At least in fighter pilots, and in all our daily life, most of this is automatic. We can’t help observing while we are awake. We constantly decide and act, it is part of being alive. The leverage point here is Orient.
The model we form of the world guides our decisions, both conscious and unconscious. Once the pilot has a geometric plane of battle in mind, the decisions are obvious. Once you see the bottleneck in production, you can’t look away from it. When I have an idea what’s going on in my daughter’s mind, I can talk to her.
Our power to change our actions, our habits, and our impact on the world lies in Orient. When we direct our attention to finding new models of the world, whole new possibilities of action open to us.
Fighter pilots can see what is possible when they picture the battle in the best geometric plane. Production managers needs to look at the flow of work. In software, I look at the flow of data through services and functions — different from when I used to see in objects or think about spots in memory.

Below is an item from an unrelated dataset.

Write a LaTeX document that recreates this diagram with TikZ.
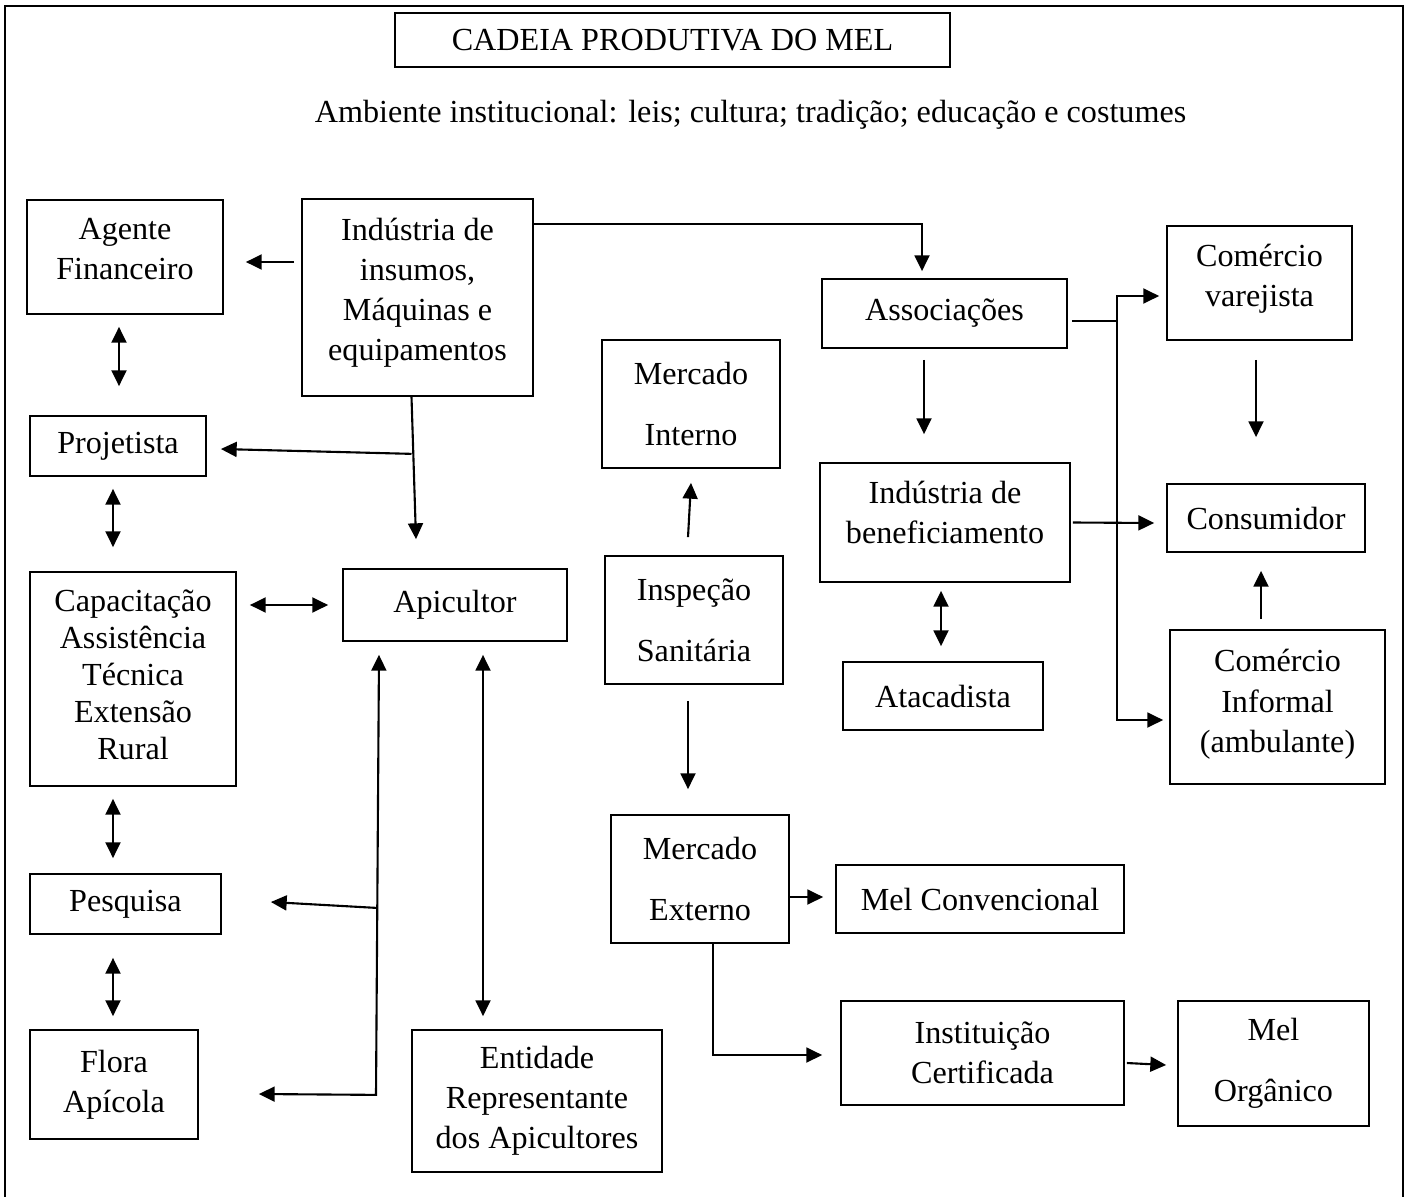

The power of breaking work into smaller chunks is the chance to re-Orient in between them. TDD gives us lots of little stable points to stop and think. Pairing lets one person think about where we are in the problem space while the other is busy acting. Mob programming gives us the chance to negotiate an orientation among the whole group.
That co-orientation is crucial to collaboration. With that, we can predict each other’s decisions and understand each other’s actions. If we have a shared model of the world and when we are going, plus trust in the competence of our team in their respective specialties, that’s when we can really fly.